DESIGNER MAYYUR GIROTRA HAS collected many things over a lifetime, spanning villages in Barmer and weavers in Kanchipuram. The one piece that means the most to him, however, wasn’t sourced but inherited. It is his grandmother's shawl, woven from a rare grade of Pashmina. Across its length run Kachnar bootas—small, ancient floral motifs worked entirely in pashmina thread.
“This quality, this yarn, this kind of weaving—it doesn’t happen anymore,” he says of the heirloom that he’s never worn, as it is so fragile and precious.

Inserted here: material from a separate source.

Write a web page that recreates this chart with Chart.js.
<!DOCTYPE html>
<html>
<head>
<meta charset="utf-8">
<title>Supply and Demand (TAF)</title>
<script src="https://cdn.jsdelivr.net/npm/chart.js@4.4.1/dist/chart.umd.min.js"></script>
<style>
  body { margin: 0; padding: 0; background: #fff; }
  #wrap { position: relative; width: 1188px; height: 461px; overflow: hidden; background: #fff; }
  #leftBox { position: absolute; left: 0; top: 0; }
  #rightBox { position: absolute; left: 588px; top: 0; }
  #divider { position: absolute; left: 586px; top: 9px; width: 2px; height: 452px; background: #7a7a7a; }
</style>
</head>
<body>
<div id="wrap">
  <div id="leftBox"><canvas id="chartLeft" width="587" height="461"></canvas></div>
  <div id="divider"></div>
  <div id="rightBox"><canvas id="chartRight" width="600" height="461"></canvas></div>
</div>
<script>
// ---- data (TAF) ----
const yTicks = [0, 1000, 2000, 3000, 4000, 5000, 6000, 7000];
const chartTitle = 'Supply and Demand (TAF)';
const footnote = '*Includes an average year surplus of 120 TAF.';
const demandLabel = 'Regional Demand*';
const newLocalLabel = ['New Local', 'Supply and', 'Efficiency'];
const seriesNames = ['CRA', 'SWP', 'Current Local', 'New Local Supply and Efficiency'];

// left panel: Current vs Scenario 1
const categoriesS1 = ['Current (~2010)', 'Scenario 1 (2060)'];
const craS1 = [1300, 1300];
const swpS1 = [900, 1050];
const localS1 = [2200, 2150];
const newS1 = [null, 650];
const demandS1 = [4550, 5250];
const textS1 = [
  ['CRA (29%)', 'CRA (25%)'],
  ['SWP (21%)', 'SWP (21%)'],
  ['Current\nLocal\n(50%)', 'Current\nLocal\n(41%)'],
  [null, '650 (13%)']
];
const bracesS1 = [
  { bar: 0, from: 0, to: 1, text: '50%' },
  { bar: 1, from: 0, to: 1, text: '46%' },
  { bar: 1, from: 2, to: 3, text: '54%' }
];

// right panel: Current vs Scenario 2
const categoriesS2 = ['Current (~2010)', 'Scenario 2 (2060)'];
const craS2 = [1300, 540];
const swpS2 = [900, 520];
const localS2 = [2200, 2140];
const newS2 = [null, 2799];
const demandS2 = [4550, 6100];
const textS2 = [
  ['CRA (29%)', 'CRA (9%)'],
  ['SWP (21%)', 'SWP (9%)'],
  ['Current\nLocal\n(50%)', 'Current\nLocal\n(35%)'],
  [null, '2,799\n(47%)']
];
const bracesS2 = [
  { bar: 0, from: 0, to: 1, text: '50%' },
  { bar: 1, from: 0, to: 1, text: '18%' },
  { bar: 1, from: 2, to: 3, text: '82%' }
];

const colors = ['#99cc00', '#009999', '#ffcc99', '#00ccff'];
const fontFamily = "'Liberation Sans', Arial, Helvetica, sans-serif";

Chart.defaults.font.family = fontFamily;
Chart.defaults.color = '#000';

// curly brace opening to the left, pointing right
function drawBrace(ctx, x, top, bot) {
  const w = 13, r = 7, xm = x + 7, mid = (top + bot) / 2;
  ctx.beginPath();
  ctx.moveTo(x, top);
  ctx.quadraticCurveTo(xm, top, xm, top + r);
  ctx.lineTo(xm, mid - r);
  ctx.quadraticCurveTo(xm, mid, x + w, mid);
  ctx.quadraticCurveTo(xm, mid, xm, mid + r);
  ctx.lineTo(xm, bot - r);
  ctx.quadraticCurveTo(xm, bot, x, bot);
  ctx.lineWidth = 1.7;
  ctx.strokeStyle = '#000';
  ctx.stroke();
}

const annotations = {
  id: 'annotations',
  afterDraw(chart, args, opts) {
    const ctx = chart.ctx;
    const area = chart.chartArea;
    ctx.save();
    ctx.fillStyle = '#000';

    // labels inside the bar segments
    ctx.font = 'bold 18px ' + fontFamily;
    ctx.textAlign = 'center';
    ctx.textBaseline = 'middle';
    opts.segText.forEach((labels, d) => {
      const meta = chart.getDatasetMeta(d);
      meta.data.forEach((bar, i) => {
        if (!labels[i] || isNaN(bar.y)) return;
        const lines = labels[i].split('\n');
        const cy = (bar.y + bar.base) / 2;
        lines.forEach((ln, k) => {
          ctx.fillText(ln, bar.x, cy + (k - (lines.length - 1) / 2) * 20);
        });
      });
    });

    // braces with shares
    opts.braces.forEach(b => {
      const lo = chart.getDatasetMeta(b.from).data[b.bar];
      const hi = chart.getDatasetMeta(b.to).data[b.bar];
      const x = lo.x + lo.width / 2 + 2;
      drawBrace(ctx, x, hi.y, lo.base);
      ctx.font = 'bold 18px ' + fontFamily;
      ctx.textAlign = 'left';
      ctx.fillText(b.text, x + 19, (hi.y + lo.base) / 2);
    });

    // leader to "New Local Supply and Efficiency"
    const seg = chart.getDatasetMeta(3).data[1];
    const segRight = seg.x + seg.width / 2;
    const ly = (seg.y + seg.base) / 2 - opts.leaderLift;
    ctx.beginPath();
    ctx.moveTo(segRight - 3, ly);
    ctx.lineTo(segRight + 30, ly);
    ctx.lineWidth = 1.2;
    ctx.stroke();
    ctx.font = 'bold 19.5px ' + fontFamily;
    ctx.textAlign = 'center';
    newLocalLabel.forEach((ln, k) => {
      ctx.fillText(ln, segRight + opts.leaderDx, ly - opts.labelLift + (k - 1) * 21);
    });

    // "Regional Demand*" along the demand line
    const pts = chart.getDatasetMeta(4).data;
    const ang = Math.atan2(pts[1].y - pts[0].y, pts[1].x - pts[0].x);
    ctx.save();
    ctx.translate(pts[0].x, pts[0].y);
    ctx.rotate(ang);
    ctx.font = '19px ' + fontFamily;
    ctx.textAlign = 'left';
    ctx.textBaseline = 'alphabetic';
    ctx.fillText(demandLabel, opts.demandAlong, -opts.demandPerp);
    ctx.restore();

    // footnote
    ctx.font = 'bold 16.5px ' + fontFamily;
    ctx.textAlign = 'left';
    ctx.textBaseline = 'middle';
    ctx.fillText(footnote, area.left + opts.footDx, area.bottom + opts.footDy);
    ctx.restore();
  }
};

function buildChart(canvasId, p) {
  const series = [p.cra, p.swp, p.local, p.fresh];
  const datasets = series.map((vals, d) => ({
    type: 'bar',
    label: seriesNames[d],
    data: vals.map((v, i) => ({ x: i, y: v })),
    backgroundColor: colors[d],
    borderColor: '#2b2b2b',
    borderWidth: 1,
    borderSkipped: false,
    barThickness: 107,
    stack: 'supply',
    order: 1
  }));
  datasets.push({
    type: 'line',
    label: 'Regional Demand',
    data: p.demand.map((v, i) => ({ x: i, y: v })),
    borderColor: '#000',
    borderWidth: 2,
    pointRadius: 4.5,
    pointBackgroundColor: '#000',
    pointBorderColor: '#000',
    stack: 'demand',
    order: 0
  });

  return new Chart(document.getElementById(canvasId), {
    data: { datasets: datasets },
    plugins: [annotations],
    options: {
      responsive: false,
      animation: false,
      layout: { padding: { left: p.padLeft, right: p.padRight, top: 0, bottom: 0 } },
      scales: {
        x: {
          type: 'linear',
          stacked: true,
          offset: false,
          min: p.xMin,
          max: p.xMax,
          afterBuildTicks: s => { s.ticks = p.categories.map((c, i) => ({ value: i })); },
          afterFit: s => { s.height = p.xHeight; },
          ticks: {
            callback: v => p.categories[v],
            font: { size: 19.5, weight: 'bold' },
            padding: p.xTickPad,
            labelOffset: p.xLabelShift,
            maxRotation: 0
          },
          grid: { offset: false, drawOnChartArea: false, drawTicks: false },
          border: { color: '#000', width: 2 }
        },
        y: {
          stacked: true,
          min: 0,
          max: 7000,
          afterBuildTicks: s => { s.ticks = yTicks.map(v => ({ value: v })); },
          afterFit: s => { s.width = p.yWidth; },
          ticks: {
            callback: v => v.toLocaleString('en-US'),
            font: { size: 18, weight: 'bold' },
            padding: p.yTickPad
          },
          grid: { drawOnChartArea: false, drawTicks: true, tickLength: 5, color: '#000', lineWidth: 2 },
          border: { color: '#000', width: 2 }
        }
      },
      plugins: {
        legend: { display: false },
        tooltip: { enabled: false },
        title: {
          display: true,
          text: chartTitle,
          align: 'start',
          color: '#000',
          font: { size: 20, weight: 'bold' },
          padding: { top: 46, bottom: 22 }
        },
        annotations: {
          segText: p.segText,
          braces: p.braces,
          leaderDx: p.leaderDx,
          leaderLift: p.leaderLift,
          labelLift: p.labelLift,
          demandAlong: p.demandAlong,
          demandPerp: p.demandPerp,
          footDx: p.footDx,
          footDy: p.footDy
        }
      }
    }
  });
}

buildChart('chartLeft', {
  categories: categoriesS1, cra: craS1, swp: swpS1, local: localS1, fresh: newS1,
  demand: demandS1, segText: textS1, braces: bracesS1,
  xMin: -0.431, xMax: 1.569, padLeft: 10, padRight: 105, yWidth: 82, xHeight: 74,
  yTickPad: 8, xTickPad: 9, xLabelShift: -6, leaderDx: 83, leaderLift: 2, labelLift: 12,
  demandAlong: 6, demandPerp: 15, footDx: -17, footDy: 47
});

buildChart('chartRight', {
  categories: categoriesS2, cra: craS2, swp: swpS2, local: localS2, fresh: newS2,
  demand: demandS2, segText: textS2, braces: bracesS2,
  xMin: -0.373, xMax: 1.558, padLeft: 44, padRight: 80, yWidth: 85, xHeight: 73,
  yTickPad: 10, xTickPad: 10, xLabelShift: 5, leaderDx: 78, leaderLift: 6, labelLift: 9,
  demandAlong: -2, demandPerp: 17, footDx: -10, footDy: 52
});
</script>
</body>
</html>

Collecting was a serious hobby in his Punjabi household in Delhi, and he grew up absorbing words like Gadwal and Kanjivaram, real zari and handloom. He knew what pure Pashmina felt like against his palm before he had the vocabulary to name any of it. “There was no classroom for me. It was literally living and breathing a very refined taste, and that all comes from my family,” says the designer, whose eponymous label was founded in 2009.
Girotra’s work—bridal wear, festive occasion wear, couture and luxury prêt—is rooted entirely in Indian craft: phulkari, patola, ikat, Chanderi silk, bandhani and Mughal miniature embroidery. He understands rarity in a way that goes beyond knowledge. Which is why, of everything he knows to be rare, the shawl undoes him most completely.
His grandmother wore it at home. “She would literally be walking around in it all winter,” he says. After she passed, he recalls: “I used to always joke with my grandmother that I don’t want anything else, but all your shawls are going to be mine.”
Carefully preserved, the shawl is brought into the light only on certain days when the need to be close to it is stronger than the anxiety about damage. “I’m very scared of spoiling it,” he admits. “When I took it out the other day, I realised how delicate it has become. I prefer keeping it preserved.”
A few weeks ago, just before summer arrived and the shawls went away until next winter, his mother wore it once. He watched her move through the room and felt a rush of warmth and familiarity. “It feels like my grandmother is in the house,” he says.